I would caution that being open to changing your belief can potentially be a different quality than enjoying learning for its own sake. My father had no formal education past high school; however, he likes to learn, he’s always reading things or watching documentaries, and my own love of learning was inspired by this. My father definitely values education, too. He has always regreted his own lack of higher ed.
However… he doesn’t view education the same way I do. He learns things because he views knowledge as a tool that can help him accomplish his goals. But he would never change his goals based on what he has learned. An extremely formative moment for me came some time after I took that philosophy class. We were talking about religion, and about some of the historical evidence (or lack thereof) for a story mentioned in the bible. And his response was basically, “I choose not to learn about that stuff because I am Jewish and faithful, nothing I learn can change that, so I do not study that topic”. I’m sure he’d expressed similar sentiments before, but until I had taken that class I probably didn’t see the issue with it. Now, though, I was horrified - because I realized that he had put into words (words that I intensely disagreed with) my own feelings on faith… and now that my feelings were so clearly defined, and so clearly in opposition to all my other values, that I had to face my own beliefs.

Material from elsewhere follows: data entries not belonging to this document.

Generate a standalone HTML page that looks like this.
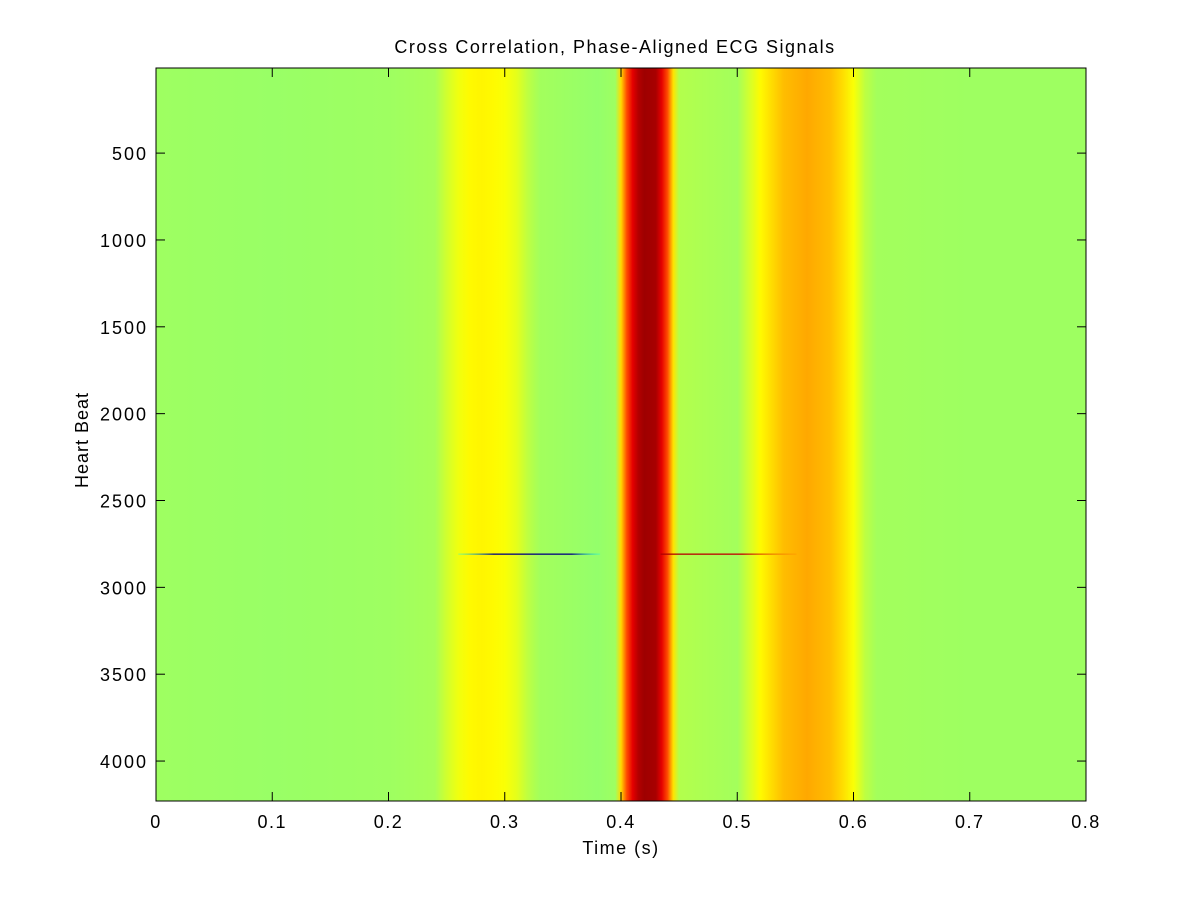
<!DOCTYPE html>
<html><head><meta charset="utf-8"><style>
html,body{margin:0;padding:0;background:#fff;}
svg text{font-family:"Liberation Sans",Arial,sans-serif;fill:#000;}
</style></head>
<body>
<svg id="chart" width="1200" height="900" xmlns="http://www.w3.org/2000/svg">
<rect width="1200" height="900" fill="#fff"/>
<defs><linearGradient id="prof" x1="0" x2="1" y1="0" y2="0"></linearGradient>
<linearGradient id="fadeB" x1="0" x2="1"><stop offset="0" stop-color="#00ffff" stop-opacity="0.3"/><stop offset="0.25" stop-color="#000080"/><stop offset="0.8" stop-color="#000080"/><stop offset="1" stop-color="#00ffff" stop-opacity="0.3"/></linearGradient>
<linearGradient id="fadeR" x1="0" x2="1"><stop offset="0" stop-color="#b00000"/><stop offset="0.6" stop-color="#c00000"/><stop offset="1" stop-color="#ff8000" stop-opacity="0.3"/></linearGradient>
</defs>
<g id="plot"></g>
<g id="axes"></g>
<text x="615" y="53" font-size="18" letter-spacing="1.5" text-anchor="middle">Cross Correlation, Phase-Aligned ECG Signals</text>
<text x="621" y="854" font-size="18" letter-spacing="1.5" text-anchor="middle">Time (s)</text>
<text transform="translate(88,440) rotate(-90)" font-size="18" letter-spacing="1" text-anchor="middle">Heart Beat</text>
</svg>
<script>
const times=[0,0.1,0.2,0.24,0.25,0.26,0.27,0.28,0.29,0.3,0.31,0.32,0.33,0.38,0.395,0.4,0.405,0.41,0.415,0.42,0.43,0.435,0.44,0.445,0.45,0.5,0.51,0.52,0.53,0.54,0.56,0.58,0.59,0.6,0.61,0.62,0.7,0.8];
const values=[0.53,0.525,0.53,0.54,0.58,0.61,0.63,0.635,0.63,0.62,0.6,0.56,0.535,0.52,0.53,0.66,0.8,0.9,0.95,0.97,0.96,0.9,0.8,0.65,0.55,0.535,0.58,0.63,0.66,0.69,0.71,0.69,0.66,0.62,0.56,0.535,0.53,0.53];
const xTicks=[0,0.1,0.2,0.3,0.4,0.5,0.6,0.7,0.8];
const yTicks=[500,1000,1500,2000,2500,3000,3500,4000];
const anomalyRow=2808;
const anomalyStart=[0.26,0.434];
const anomalyEnd=[0.382,0.551];
const anomalyFill=['url(#fadeB)','url(#fadeR)'];

const L=156,R=1086,T=68,B=801,xMin=0,xMax=0.8,yMin=10,yMax=4230;
const X=v=>L+(v-xMin)/(xMax-xMin)*(R-L);
const Y=v=>T+(v-yMin)/(yMax-yMin)*(B-T);
const NS="http://www.w3.org/2000/svg";
function jet(v){const c=x=>Math.round(255*Math.max(0,Math.min(1,x)));
 return `rgb(${c(1.5-Math.abs(4*v-3))},${c(1.5-Math.abs(4*v-2))},${c(1.5-Math.abs(4*v-1))})`;}
function mk(tag,attrs,parent){const e=document.createElementNS(NS,tag);for(const k in attrs)e.setAttribute(k,attrs[k]);parent.appendChild(e);return e;}
const grad=document.getElementById('prof');
times.forEach((t,i)=>{mk('stop',{offset:((t-xMin)/(xMax-xMin)).toFixed(4),'stop-color':jet(values[i])},grad);});
const plot=document.getElementById('plot');
const hm=mk('rect',{x:L,y:T,width:R-L,height:B-T,fill:'url(#prof)'},plot);


anomalyStart.forEach((s,i)=>{
 const ln=mk('rect',{x:X(s),width:X(anomalyEnd[i])-X(s),y:Y(anomalyRow)-0.5,height:1.3,fill:anomalyFill[i]},plot);
 
 
});
const axes=document.getElementById('axes');
const frame=mk('rect',{x:L,y:T,width:R-L,height:B-T,fill:'none',stroke:'#000','stroke-width':1},axes);


xTicks.forEach(v=>{const x=X(v);
 mk('line',{x1:x,x2:x,y1:B,y2:B-9,stroke:'#000'},axes);
 mk('line',{x1:x,x2:x,y1:T,y2:T+9,stroke:'#000'},axes);
 const t=mk('text',{x:x,y:B+27,'font-size':18,'letter-spacing':1.5,'text-anchor':'middle'},axes);t.textContent=String(v);
 
 
});
yTicks.forEach(v=>{const y=Y(v);
 mk('line',{x1:L,x2:L+9,y1:y,y2:y,stroke:'#000'},axes);
 mk('line',{x1:R,x2:R-9,y1:y,y2:y,stroke:'#000'},axes);
 const t=mk('text',{x:L-8,y:y+7,'font-size':18,'letter-spacing':2,'text-anchor':'end'},axes);t.textContent=String(v);
 
 
});
</script>
</body></html>
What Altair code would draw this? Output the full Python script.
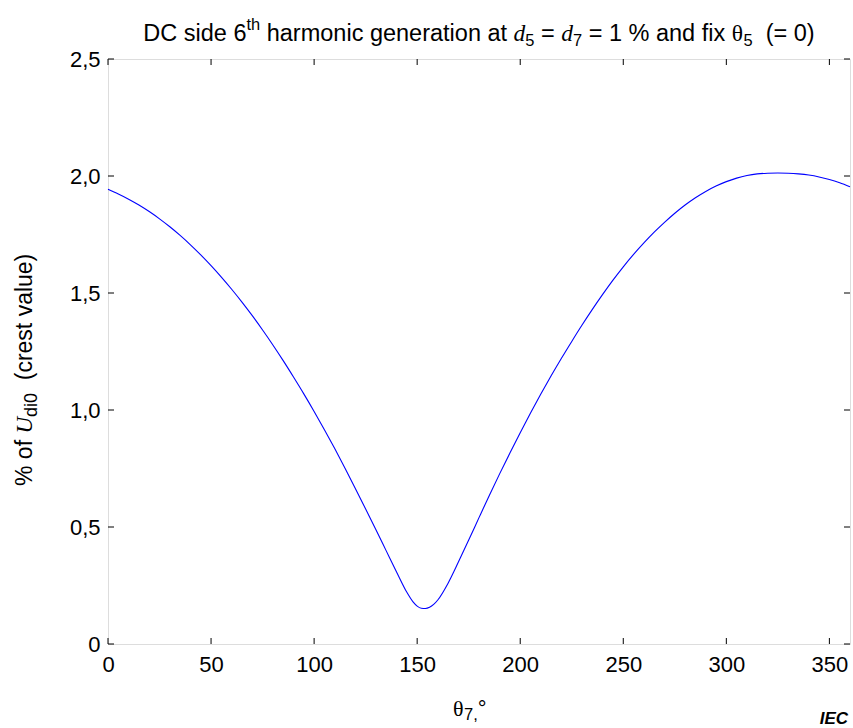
import altair as alt
import pandas as pd

# ---- data ----
theta7 = [0, 5, 10, 15, 20, 25, 30, 35, 40, 45, 50, 55, 60, 65, 70, 75, 80, 85, 90, 95,
          100, 105, 110, 115, 120, 125, 130, 135, 140, 145, 148, 150, 152, 154, 156, 158,
          160, 165, 170, 175, 180, 185, 190, 195, 200, 205, 210, 215, 220, 225, 230, 235,
          240, 245, 250, 255, 260, 265, 270, 275, 280, 285, 290, 295, 300, 305, 310, 315,
          320, 325, 330, 335, 340, 345, 350, 355, 360]
udi0 = [1.943, 1.923, 1.901, 1.876, 1.848, 1.817, 1.783, 1.746, 1.706, 1.663, 1.617, 1.568,
        1.516, 1.461, 1.403, 1.342, 1.278, 1.211, 1.141, 1.069, 0.994, 0.916, 0.835, 0.751,
        0.665, 0.577, 0.488, 0.398, 0.308, 0.221, 0.180, 0.162, 0.153, 0.152, 0.157, 0.169,
        0.188, 0.260, 0.350, 0.444, 0.540, 0.635, 0.727, 0.816, 0.903, 0.987, 1.068, 1.146,
        1.221, 1.293, 1.363, 1.430, 1.494, 1.555, 1.612, 1.665, 1.714, 1.760, 1.802, 1.841,
        1.876, 1.907, 1.934, 1.957, 1.976, 1.991, 2.002, 2.009, 2.012, 2.013, 2.012, 2.009,
        2.004, 1.996, 1.985, 1.971, 1.954]
x_ticks = [0, 50, 100, 150, 200, 250, 300, 350]
y_ticks = [0, 0.5, 1.0, 1.5, 2.0, 2.5]

W, H = 742, 585
SANS = "Liberation Sans"
SERIF = "Liberation Serif"
FS = 22
TFS = 23.5
YFS = 23

df = pd.DataFrame({"theta": theta7, "val": udi0})
xs = alt.Scale(domain=[0, 360], nice=False, zero=False)
ys = alt.Scale(domain=[0, 2.5], nice=False, zero=False)

line = alt.Chart(df).mark_line(color="#0000ff", strokeWidth=1.1, interpolate="monotone").encode(
    x=alt.X("theta:Q", scale=xs,
            axis=alt.Axis(values=x_ticks, ticks=False, domain=False, grid=False,
                          labelFont=SANS, labelFontSize=FS, labelColor="#000",
                          labelPadding=10, title=None, labelFlush=False)),
    y=alt.Y("val:Q", scale=ys,
            axis=alt.Axis(values=y_ticks, ticks=False, domain=False, grid=False,
                          labelFont=SANS, labelFontSize=FS, labelColor="#000",
                          labelPadding=8, title=None, labelFlush=False,
                          labelExpr="datum.value == 0 ? '0' : replace(format(datum.value, '.1f'), '.', ',')")),
)

xt = pd.DataFrame({"t": x_ticks})
yt = pd.DataFrame({"t": y_ticks})
TL = 6
tick_bottom = alt.Chart(xt).mark_rule(color="#000", strokeWidth=1).encode(
    x=alt.X("t:Q", scale=xs), y=alt.value(H), y2=alt.value(H - TL))
tick_top = alt.Chart(xt).mark_rule(color="#000", strokeWidth=1).encode(
    x=alt.X("t:Q", scale=xs), y=alt.value(0), y2=alt.value(TL))
tick_left = alt.Chart(yt).mark_rule(color="#000", strokeWidth=1).encode(
    y=alt.Y("t:Q", scale=ys), x=alt.value(0), x2=alt.value(TL))
tick_right = alt.Chart(yt).mark_rule(color="#000", strokeWidth=1).encode(
    y=alt.Y("t:Q", scale=ys), x=alt.value(W), x2=alt.value(W - TL))

# ---- rich text helpers ----
ARIAL = {' ': 278, 'a': 556, 'b': 556, 'c': 500, 'd': 556, 'e': 556, 'f': 278, 'g': 556,
         'h': 556, 'i': 222, 'l': 222, 'm': 833, 'n': 556, 'o': 556, 'r': 333, 's': 500,
         't': 278, 'u': 556, 'v': 500, 'x': 500, 'D': 722, 'C': 722, '%': 889, '=': 584,
         '(': 333, ')': 333, ',': 278, '0': 556, '1': 556, '5': 556, '6': 556, '7': 556}


def width(text, size, serif=False):
    if serif:
        return (0.722 if text == "U" else 0.5) * size
    return sum(ARIAL.get(c, 556) for c in text) / 1000.0 * size


one = alt.Data(values=[{"a": 1}])


def seg(text, x, y, font=SANS, size=FS, style="normal", angle=0, weight="normal"):
    """Draw text; leading spaces are converted into an offset along the text direction."""
    lead = len(text) - len(text.lstrip(" "))
    off = lead * 0.278 * size
    if angle == 270:
        y = y - off
    else:
        x = x + off
    return alt.Chart(one).mark_text(
        text=text.strip(" "), font=font, fontSize=size, fontStyle=style,
        fontWeight=weight, align="left", baseline="alphabetic", angle=angle, color="#000"
    ).encode(x=alt.value(x), y=alt.value(y))


# title segments
TS = 0.7 * TFS
title_parts = [
    ("DC side 6", False, False, "n"),
    ("th", False, False, "sup"),
    (" harmonic generation at ", False, False, "n"),
    ("d", True, True, "n"),
    ("5", False, False, "sub"),
    (" = ", False, False, "n"),
    ("d", True, True, "n"),
    ("7", False, False, "sub"),
    (" = 1 % and fix ", False, False, "n"),
    ("θ", True, False, "n"),
    ("5", False, False, "sub"),
    ("  (= 0)", False, False, "n"),
]
widths = []
for t, sf, it, k in title_parts:
    sz = TFS if k == "n" else TS
    widths.append(width(t, sz, sf))
total = sum(widths)
x0 = W / 2 - total / 2
base_y = -18
title_layers = []
for (t, sf, it, k), w in zip(title_parts, widths):
    sz = TFS if k == "n" else TS
    dy = 0 if k == "n" else (0.22 * TFS if k == "sub" else -0.45 * TFS)
    title_layers.append(seg(t, x0, base_y + dy, font=SERIF if sf else SANS, size=sz,
                            style="italic" if it else "normal"))
    x0 += w

# y-axis title, rotated
yparts = [
    ("% of ", False, False, "n"),
    ("U", True, True, "n"),
    ("di0", False, False, "sub"),
    ("  (crest value)", False, False, "n"),
]
ybase_x = -76
ystart = 427
ylayers = []
for t, sf, it, k in yparts:
    sz = YFS if k == "n" else 0.78 * YFS
    w = width(t, sz, sf)
    dx = 0 if k == "n" else 0.22 * YFS
    ylayers.append(seg(t, ybase_x + dx, ystart, font=SERIF if sf else SANS, size=sz,
                       style="italic" if it else "normal", angle=270))
    ystart -= w

# x-axis title  θ7,°
xl = []
xx = 345
xb = 657
xl.append(seg("θ", xx, xb, font=SERIF, size=FS))
xx += 0.5 * FS
xl.append(seg("7,", xx, xb + 4, font=SANS, size=0.75 * FS))
xx += width("7,", 0.75 * FS)
xl.append(seg("°", xx, xb, font=SANS, size=FS))

iec = alt.Chart(one).mark_text(text="IEC", font=SANS, fontSize=17, fontStyle="italic",
                               fontWeight="bold", align="right", baseline="alphabetic",
                               color="#000").encode(x=alt.value(W - 2), y=alt.value(H + 80))

chart = alt.layer(line, tick_bottom, tick_top, tick_left, tick_right,
                  *title_layers, *ylayers, *xl, iec).properties(
    width=W, height=H,
    autosize=alt.AutoSizeParams(type="none"),
    padding={"left": 108, "top": 59, "right": 3, "bottom": 84},
).configure_view(stroke="#000", strokeWidth=1).configure(background="white")

chart.save("out.html", embed_options={"renderer": "svg", "actions": False})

My father values education because it is a useful tool in our society. He sees that more educated people are more successful, and that’s what he wanted for me. If I use my Economics degree to land a high paying job, he couldn’t be more proud; but when I use that same education to question a fiscal policy we both used to support, he thinks I’m insane.
My grandfathed (on my mom’s side) was very similar. He eventually suffered an injury that led to physical and mental decline and finally his passing, but right up until then he was extremely sharp, both interested in and knowledgeable about engineering and math. He didn’t learn all of the physics he knew from books - he learned it by experimenting with models and independently coming up with many of the same equations. He was easily one of the brightest people I’ve known, although he wasn’t really ever able to leverage that due to his circumstances.
Is it possible we all have such a “hands off” topic? I suspect we’ve all got something where we’re just not open to learning contradictory information. Maybe a good idea for a thread.
My favorite example of “educated but doesn’t know shit” is Jordan Peterson. He misrepresents psychological principles to prop up his own belief system, and is the bane of my husband’s existence, who has more than a few clients who laud the guy. And my husband, who has a rigid sense of ethics about abuse of power, can’t say anything about it. But I’m sure deep down he’s like, “Well, Karl, maybe if you stopped buying into the misogynist crap Peterson’s peddling, you’d get along better with your girlfriend.”